§ **Exercise instructions**
Copy out all of the material, matching it word for word.

==================================================

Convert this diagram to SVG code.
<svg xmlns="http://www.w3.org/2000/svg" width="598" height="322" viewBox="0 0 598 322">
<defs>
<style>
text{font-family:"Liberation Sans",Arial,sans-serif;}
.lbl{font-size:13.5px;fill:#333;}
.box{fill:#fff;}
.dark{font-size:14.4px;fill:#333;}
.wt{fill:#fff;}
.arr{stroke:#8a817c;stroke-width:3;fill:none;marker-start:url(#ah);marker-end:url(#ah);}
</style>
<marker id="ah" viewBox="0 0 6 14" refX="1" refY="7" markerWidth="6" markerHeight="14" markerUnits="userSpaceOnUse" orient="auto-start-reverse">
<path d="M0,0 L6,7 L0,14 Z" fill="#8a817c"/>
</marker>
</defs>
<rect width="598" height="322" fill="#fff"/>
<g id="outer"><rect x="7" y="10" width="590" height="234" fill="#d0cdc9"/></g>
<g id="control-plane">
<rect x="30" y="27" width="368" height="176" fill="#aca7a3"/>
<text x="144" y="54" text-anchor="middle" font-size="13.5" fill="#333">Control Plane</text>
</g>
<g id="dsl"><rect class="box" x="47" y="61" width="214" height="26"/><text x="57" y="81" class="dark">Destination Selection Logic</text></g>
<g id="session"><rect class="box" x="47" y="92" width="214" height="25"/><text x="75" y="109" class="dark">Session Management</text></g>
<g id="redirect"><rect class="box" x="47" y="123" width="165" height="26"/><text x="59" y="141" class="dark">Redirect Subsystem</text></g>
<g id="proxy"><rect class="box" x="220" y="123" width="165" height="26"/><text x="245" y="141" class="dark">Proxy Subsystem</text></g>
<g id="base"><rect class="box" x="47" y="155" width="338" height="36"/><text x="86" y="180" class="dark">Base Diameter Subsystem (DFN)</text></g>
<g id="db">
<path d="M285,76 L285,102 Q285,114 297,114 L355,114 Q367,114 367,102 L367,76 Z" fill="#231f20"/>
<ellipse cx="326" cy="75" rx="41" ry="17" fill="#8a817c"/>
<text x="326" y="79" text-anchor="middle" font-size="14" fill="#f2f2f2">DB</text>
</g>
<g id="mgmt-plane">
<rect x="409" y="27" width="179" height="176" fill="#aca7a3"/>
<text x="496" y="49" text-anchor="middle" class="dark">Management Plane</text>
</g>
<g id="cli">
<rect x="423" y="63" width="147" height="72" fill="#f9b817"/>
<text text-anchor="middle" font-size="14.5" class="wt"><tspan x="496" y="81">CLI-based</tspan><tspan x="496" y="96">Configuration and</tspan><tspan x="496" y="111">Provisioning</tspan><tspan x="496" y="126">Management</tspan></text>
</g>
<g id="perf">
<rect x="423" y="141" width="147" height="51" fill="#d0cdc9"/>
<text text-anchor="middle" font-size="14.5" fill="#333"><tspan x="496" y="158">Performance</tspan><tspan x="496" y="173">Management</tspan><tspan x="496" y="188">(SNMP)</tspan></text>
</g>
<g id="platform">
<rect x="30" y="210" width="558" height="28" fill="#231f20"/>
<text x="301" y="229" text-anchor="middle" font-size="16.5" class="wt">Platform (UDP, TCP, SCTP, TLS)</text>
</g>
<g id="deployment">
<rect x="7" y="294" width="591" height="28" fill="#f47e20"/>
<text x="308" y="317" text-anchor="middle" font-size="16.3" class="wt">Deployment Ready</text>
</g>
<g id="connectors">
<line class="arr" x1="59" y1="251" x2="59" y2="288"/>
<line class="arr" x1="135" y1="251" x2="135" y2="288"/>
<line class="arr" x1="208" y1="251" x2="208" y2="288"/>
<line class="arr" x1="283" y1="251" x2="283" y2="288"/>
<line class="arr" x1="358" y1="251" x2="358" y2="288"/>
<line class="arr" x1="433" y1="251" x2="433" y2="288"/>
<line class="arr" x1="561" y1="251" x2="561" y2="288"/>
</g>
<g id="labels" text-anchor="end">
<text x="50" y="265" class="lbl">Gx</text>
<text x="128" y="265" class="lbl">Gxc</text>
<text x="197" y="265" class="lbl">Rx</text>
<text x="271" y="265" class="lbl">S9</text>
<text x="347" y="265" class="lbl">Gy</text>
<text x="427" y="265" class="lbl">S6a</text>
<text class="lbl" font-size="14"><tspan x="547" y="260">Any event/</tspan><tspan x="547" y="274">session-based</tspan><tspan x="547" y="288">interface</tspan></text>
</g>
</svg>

==================================================

§ **The answer**
Convert this diagram to SVG code.
<svg xmlns="http://www.w3.org/2000/svg" width="598" height="322" viewBox="0 0 598 322">
<defs>
<style>
text{font-family:"Liberation Sans",Arial,sans-serif;}
.lbl{font-size:13.5px;fill:#333;}
.box{fill:#fff;}
.dark{font-size:14.4px;fill:#333;}
.wt{fill:#fff;}
.arr{stroke:#8a817c;stroke-width:3;fill:none;marker-start:url(#ah);marker-end:url(#ah);}
</style>
<marker id="ah" viewBox="0 0 6 14" refX="1" refY="7" markerWidth="6" markerHeight="14" markerUnits="userSpaceOnUse" orient="auto-start-reverse">
<path d="M0,0 L6,7 L0,14 Z" fill="#8a817c"/>
</marker>
</defs>
<rect width="598" height="322" fill="#fff"/>
<g id="outer"><rect x="7" y="10" width="590" height="234" fill="#d0cdc9"/></g>
<g id="control-plane">
<rect x="30" y="27" width="368" height="176" fill="#aca7a3"/>
<text x="144" y="54" text-anchor="middle" font-size="13.5" fill="#333">Control Plane</text>
</g>
<g id="dsl"><rect class="box" x="47" y="61" width="214" height="26"/><text x="57" y="81" class="dark">Destination Selection Logic</text></g>
<g id="session"><rect class="box" x="47" y="92" width="214" height="25"/><text x="75" y="109" class="dark">Session Management</text></g>
<g id="redirect"><rect class="box" x="47" y="123" width="165" height="26"/><text x="59" y="141" class="dark">Redirect Subsystem</text></g>
<g id="proxy"><rect class="box" x="220" y="123" width="165" height="26"/><text x="245" y="141" class="dark">Proxy Subsystem</text></g>
<g id="base"><rect class="box" x="47" y="155" width="338" height="36"/><text x="86" y="180" class="dark">Base Diameter Subsystem (DFN)</text></g>
<g id="db">
<path d="M285,76 L285,102 Q285,114 297,114 L355,114 Q367,114 367,102 L367,76 Z" fill="#231f20"/>
<ellipse cx="326" cy="75" rx="41" ry="17" fill="#8a817c"/>
<text x="326" y="79" text-anchor="middle" font-size="14" fill="#f2f2f2">DB</text>
</g>
<g id="mgmt-plane">
<rect x="409" y="27" width="179" height="176" fill="#aca7a3"/>
<text x="496" y="49" text-anchor="middle" class="dark">Management Plane</text>
</g>
<g id="cli">
<rect x="423" y="63" width="147" height="72" fill="#f9b817"/>
<text text-anchor="middle" font-size="14.5" class="wt"><tspan x="496" y="81">CLI-based</tspan><tspan x="496" y="96">Configuration and</tspan><tspan x="496" y="111">Provisioning</tspan><tspan x="496" y="126">Management</tspan></text>
</g>
<g id="perf">
<rect x="423" y="141" width="147" height="51" fill="#d0cdc9"/>
<text text-anchor="middle" font-size="14.5" fill="#333"><tspan x="496" y="158">Performance</tspan><tspan x="496" y="173">Management</tspan><tspan x="496" y="188">(SNMP)</tspan></text>
</g>
<g id="platform">
<rect x="30" y="210" width="558" height="28" fill="#231f20"/>
<text x="301" y="229" text-anchor="middle" font-size="16.5" class="wt">Platform (UDP, TCP, SCTP, TLS)</text>
</g>
<g id="deployment">
<rect x="7" y="294" width="591" height="28" fill="#f47e20"/>
<text x="308" y="317" text-anchor="middle" font-size="16.3" class="wt">Deployment Ready</text>
</g>
<g id="connectors">
<line class="arr" x1="59" y1="251" x2="59" y2="288"/>
<line class="arr" x1="135" y1="251" x2="135" y2="288"/>
<line class="arr" x1="208" y1="251" x2="208" y2="288"/>
<line class="arr" x1="283" y1="251" x2="283" y2="288"/>
<line class="arr" x1="358" y1="251" x2="358" y2="288"/>
<line class="arr" x1="433" y1="251" x2="433" y2="288"/>
<line class="arr" x1="561" y1="251" x2="561" y2="288"/>
</g>
<g id="labels" text-anchor="end">
<text x="50" y="265" class="lbl">Gx</text>
<text x="128" y="265" class="lbl">Gxc</text>
<text x="197" y="265" class="lbl">Rx</text>
<text x="271" y="265" class="lbl">S9</text>
<text x="347" y="265" class="lbl">Gy</text>
<text x="427" y="265" class="lbl">S6a</text>
<text class="lbl" font-size="14"><tspan x="547" y="260">Any event/</tspan><tspan x="547" y="274">session-based</tspan><tspan x="547" y="288">interface</tspan></text>
</g>
</svg>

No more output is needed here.